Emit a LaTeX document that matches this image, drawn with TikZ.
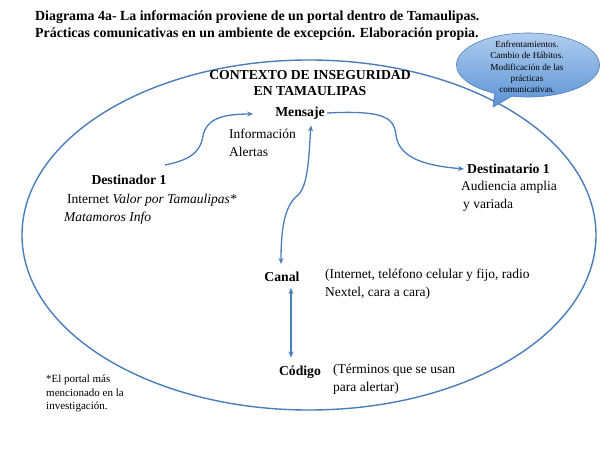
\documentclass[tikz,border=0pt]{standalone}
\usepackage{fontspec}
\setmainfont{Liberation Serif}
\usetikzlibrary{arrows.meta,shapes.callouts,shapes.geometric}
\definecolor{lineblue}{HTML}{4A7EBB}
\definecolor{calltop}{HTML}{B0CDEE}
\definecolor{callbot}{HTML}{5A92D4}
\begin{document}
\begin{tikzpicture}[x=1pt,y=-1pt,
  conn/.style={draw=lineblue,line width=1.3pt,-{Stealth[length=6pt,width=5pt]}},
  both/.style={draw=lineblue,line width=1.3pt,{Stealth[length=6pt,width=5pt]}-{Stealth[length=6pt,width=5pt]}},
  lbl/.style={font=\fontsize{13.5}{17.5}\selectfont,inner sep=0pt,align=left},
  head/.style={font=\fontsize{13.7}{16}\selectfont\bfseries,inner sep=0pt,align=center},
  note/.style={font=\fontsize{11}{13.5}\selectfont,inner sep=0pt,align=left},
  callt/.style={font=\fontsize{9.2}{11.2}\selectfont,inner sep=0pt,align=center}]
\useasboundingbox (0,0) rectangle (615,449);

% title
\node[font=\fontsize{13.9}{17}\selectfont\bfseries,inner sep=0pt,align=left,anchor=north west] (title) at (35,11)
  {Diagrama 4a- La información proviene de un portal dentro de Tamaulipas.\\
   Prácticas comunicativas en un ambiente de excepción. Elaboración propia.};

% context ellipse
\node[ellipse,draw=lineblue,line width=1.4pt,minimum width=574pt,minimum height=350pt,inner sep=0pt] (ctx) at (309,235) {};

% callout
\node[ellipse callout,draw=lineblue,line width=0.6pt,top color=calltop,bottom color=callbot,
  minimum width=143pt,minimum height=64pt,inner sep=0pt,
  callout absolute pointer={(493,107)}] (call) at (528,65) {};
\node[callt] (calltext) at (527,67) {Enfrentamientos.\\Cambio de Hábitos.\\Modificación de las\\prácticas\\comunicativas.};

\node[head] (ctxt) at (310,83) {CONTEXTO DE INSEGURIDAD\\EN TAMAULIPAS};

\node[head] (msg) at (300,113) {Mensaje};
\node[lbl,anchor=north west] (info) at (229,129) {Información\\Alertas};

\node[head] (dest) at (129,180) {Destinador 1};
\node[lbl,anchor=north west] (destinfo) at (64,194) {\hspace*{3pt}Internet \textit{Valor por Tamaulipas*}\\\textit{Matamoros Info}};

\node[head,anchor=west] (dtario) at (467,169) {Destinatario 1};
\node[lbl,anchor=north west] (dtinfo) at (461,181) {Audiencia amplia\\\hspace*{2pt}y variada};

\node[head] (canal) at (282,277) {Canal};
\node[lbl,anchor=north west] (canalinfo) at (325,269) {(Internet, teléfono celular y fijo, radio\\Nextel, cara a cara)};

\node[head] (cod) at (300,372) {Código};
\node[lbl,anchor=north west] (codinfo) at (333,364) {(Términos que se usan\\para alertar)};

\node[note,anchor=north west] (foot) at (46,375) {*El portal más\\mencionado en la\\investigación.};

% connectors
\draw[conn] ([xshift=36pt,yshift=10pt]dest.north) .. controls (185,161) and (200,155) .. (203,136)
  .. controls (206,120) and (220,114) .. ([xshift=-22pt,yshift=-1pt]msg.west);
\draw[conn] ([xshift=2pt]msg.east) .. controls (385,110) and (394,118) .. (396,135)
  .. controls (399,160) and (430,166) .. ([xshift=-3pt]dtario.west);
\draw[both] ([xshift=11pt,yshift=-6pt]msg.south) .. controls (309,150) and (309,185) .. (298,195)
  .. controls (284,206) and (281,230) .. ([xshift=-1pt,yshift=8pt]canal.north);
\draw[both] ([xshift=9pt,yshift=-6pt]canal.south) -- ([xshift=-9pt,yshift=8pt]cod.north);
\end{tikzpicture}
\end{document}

Given request ▸
Write out again, exactly, the lines from the start of the listing up to the line containing "Prácticas comunicativas en", with both ends and without pictures.

Exercise output ▸
Emit a LaTeX document that matches this image, drawn with TikZ.
\documentclass[tikz,border=0pt]{standalone}
\usepackage{fontspec}
\setmainfont{Liberation Serif}
\usetikzlibrary{arrows.meta,shapes.callouts,shapes.geometric}
\definecolor{lineblue}{HTML}{4A7EBB}
\definecolor{calltop}{HTML}{B0CDEE}
\definecolor{callbot}{HTML}{5A92D4}
\begin{document}
\begin{tikzpicture}[x=1pt,y=-1pt,
  conn/.style={draw=lineblue,line width=1.3pt,-{Stealth[length=6pt,width=5pt]}},
  both/.style={draw=lineblue,line width=1.3pt,{Stealth[length=6pt,width=5pt]}-{Stealth[length=6pt,width=5pt]}},
  lbl/.style={font=\fontsize{13.5}{17.5}\selectfont,inner sep=0pt,align=left},
  head/.style={font=\fontsize{13.7}{16}\selectfont\bfseries,inner sep=0pt,align=center},
  note/.style={font=\fontsize{11}{13.5}\selectfont,inner sep=0pt,align=left},
  callt/.style={font=\fontsize{9.2}{11.2}\selectfont,inner sep=0pt,align=center}]
\useasboundingbox (0,0) rectangle (615,449);

% title
\node[font=\fontsize{13.9}{17}\selectfont\bfseries,inner sep=0pt,align=left,anchor=north west] (title) at (35,11)
  {Diagrama 4a- La información proviene de un portal dentro de Tamaulipas.\\
   Prácticas comunicativas en un ambiente de excepción. Elaboración propia.};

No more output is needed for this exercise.